La terra, che è la nostra casa comune, deve tornare nelle mani di coloro che se ne prendono cura secondo le istruzioni date dalla terra stessa, come insegnano le culture indigene. La seconda: la biodiversità non è una invenzione di chi è impegnato in quest’ambito. Il mio lavoro di oltre trent’anni mi ha dimostrato che
proteggere la biodiversità è anche un dovere spirituale.
Inventare semi che non esistevano prima è una violenza contro l’integrità della creazione, che fomenta ingiustizia e conduce perfino alla morte, come ha detto anche il Papa. Ricordiamo che 300mila contadini indiani si sono suicidati perché indebitati per comprare sementi Ogm che non si possono riprodurre. La terza proposta: andare oltre un’economia basata su fonti fossili, che ha creato tanti disastri, avvelenato l’agricoltura e il cibo e provocato il riscaldamento globale e i cambiamenti climatici.
Fermare quindi l’avvelenamento del cibo, che è una violazione dei diritti umani e dei diritti della terra.
L’Europa non riesce a fronteggiare una grave crisi migratoria, che causa migliaia di morti nel Mediterraneo e muri. Cosa ne pensa?
Il 2015 è stato l’Anno del suolo abbiamo scritto un manifesto, intitolato “Terra viva”, per dire che la crisi dei rifugiati è legata alla distruzione del suolo: è il caso della Siria, di Boko Haram in Nigeria. Queste guerre non sono dovute alla decisione delle persone di lottare uno contro l’altro ma sono basate sulla violazione della terra: se la terra diventa invivibile le persone sono costrette a fuggire, mettono in piedi un conflitto e poi i mercanti di armi a livello globale usano il conflitto locale per creare una guerra duratura. Siamo rimasti molto turbati dalla gravità della crisi dei rifugiati nel Mediterraneo. Il mare è una fonte di vita, di festa, non può diventare una tomba per i nostri fratelli, sorelle e per i nostri figli. Non è possibile.

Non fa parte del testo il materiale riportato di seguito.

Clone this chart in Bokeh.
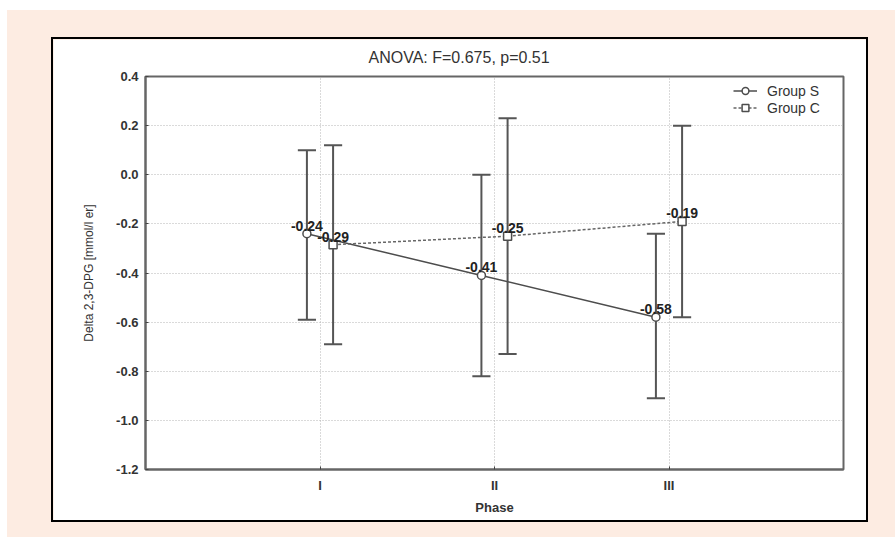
from bokeh.plotting import figure
from bokeh.models import (ColumnDataSource, FixedTicker, PrintfTickFormatter,
                          LabelSet, Legend, LegendItem, Range1d)
from bokeh.core.properties import value
from bokeh.layouts import column
from bokeh.embed import file_html
from bokeh.resources import INLINE

# ---- data ----
title_text = "ANOVA: F=0.675, p=0.51"
phases = ["I", "II", "III"]
phase_pos = [1, 2, 3]
s_mean = [-0.24, -0.41, -0.58]
s_upper = [0.10, 0.00, -0.24]
s_lower = [-0.59, -0.82, -0.91]
c_mean = [-0.285, -0.25, -0.19]
c_labels = ["-0.29", "-0.25", "-0.19"]
c_upper = [0.12, 0.23, 0.20]
c_lower = [-0.69, -0.73, -0.58]
y_ticks = [0.4, 0.2, 0.0, -0.2, -0.4, -0.6, -0.8, -1.0, -1.2]

FONT = "Liberation Sans"
DARK = "#4d4d4d"
OFF = 0.075
CAP = 0.052

p = figure(width=817, height=485, output_backend="svg", toolbar_location=None,
           x_range=Range1d(0, 4), y_range=Range1d(-1.2, 0.4),
           min_border_left=92, min_border_right=27, min_border_top=37, min_border_bottom=55,
           background_fill_color="white", border_fill_color="white")

p.title.text = title_text
p.title.align = "left"
p.title.offset = 223
p.title.vertical_align = "top"
p.title.text_font = FONT
p.title.text_font_size = "16px"
p.title.text_font_style = "normal"
p.title.text_color = "#333333"
p.title.standoff = 18

p.outline_line_color = "#666666"
p.outline_line_width = 2

# axes
p.xaxis.ticker = FixedTicker(ticks=phase_pos)
p.xaxis.major_label_overrides = {pos: lab for pos, lab in zip(phase_pos, phases)}
p.yaxis.ticker = FixedTicker(ticks=y_ticks)
p.yaxis.formatter = PrintfTickFormatter(format="%.1f")
for ax in (p.xaxis[0], p.yaxis[0]):
    ax.axis_line_color = "#666666"
    ax.axis_line_width = 2
    ax.major_tick_in = 3
    ax.major_tick_out = 0
    ax.minor_tick_line_color = None
    ax.major_tick_line_color = "#444444"
    ax.major_label_text_font = FONT
    ax.major_label_text_font_size = "13px"
    ax.major_label_text_font_style = "bold"
    ax.major_label_text_color = "#333333"
    ax.axis_label_text_font = FONT
    ax.axis_label_text_color = "#333333"
p.xaxis.axis_label = "Phase"
p.xaxis.axis_label_text_font_size = "13px"
p.xaxis.axis_label_text_font_style = "bold"
p.yaxis.axis_label = "Delta 2,3-DPG [mmol/l er]"
p.yaxis.axis_label_text_font_size = "12px"
p.yaxis.axis_label_text_font_style = "normal"
p.xaxis.major_label_standoff = 8
p.xaxis.axis_label_standoff = 4
p.yaxis.major_label_standoff = 7
p.yaxis.axis_label_standoff = 17

# grid
p.xgrid.ticker = FixedTicker(ticks=phase_pos)
p.ygrid.ticker = FixedTicker(ticks=y_ticks)
for g in (p.xgrid[0], p.ygrid[0]):
    g.grid_line_color = "#b5b5b5"
    g.grid_line_dash = "1 2"
    g.grid_line_width = 1

# sources
s_x = [x - OFF for x in phase_pos]
c_x = [x + OFF for x in phase_pos]
src_s = ColumnDataSource(dict(x=s_x, y=s_mean, up=s_upper, lo=s_lower,
                              cl=[x - CAP for x in s_x], cr=[x + CAP for x in s_x],
                              lab=["%.2f" % v for v in s_mean]))
src_c = ColumnDataSource(dict(x=c_x, y=c_mean, up=c_upper, lo=c_lower,
                              cl=[x - CAP for x in c_x], cr=[x + CAP for x in c_x],
                              lab=c_labels))

for src in (src_s, src_c):
    p.segment(x0="x", y0="lo", x1="x", y1="up", source=src, line_color="#555555", line_width=2)
    p.segment(x0="cl", y0="up", x1="cr", y1="up", source=src, line_color="#555555", line_width=2)
    p.segment(x0="cl", y0="lo", x1="cr", y1="lo", source=src, line_color="#555555", line_width=2)

ls = p.line("x", "y", source=src_s, line_color=DARK, line_width=1.5)
lc = p.line("x", "y", source=src_c, line_color="#666666", line_width=1.5, line_dash="3 2")
ms = p.scatter("x", "y", source=src_s, marker="circle", size=8, fill_color="white",
               line_color=DARK, line_width=1.5)
mc = p.scatter("x", "y", source=src_c, marker="square", size=8, fill_color="white",
               line_color=DARK, line_width=1.5)

for src in (src_s, src_c):
    p.add_layout(LabelSet(x="x", y="y", text="lab", source=src, text_align="center",
                          text_baseline="bottom", y_offset=3, text_font=value(FONT),
                          text_font_size=value("14px"), text_font_style=value("bold"),
                          text_color=value("#222222")))

legend = Legend(items=[LegendItem(label="Group S", renderers=[ls, ms]),
                       LegendItem(label="Group C", renderers=[lc, mc])],
                location="top_right", border_line_color=None,
                background_fill_alpha=0.0, label_text_font=FONT,
                label_text_font_size="14px", label_text_color="#333333",
                glyph_width=24, glyph_height=17, spacing=0, padding=3, margin=6,
                label_standoff=10, label_width=70, label_height=17)
p.add_layout(legend)

p.styles = {"border": "2px solid #000000"}

layout = column(p, width=895, height=537, sizing_mode="fixed",
                styles={"background-color": "#fdece2",
                        "border-top": "10px solid #ffffff",
                        "border-left": "7px solid #ffffff",
                        "padding-left": "44px", "padding-top": "27px",
                        "box-sizing": "border-box"})

open("out.html", "w").write(file_html(layout, INLINE))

Le persone sono costrette a fuggire perché il modello agricolo ed economico imposto alla gente rende le loro case invivibili a causa della desertificazione, dell’inquinamento delle acque. In tutti i Paesi dove si cerca il petrolio, in Medio Oriente, in Libia, Siria, in Iraq, le società sono diventate invivibili. Oggi si parla di militarizzare il Mediterraneo invece di umanizzarlo e farlo tornare di nuovo la culla della civilizzazione.
Noi abbiamo le capacità, in quanto esseri umani, di riportare la pace su questa terra, di vivere insieme in uno stesso pianeta. Abbiamo un grande potenziale.
Ogni movimento popolare sta lavorando per questo. Il Papa, con i suoi scritti e discorsi, conosce il potenziale dell’umanità. Questo è il motivo per cui l’incontro con la voce di Papa Francesco può controbilanciare queste forze disumane e riportare l’equilibrio a favore della terra e dell’umanità in questo tempo di ecocidio e genocidio.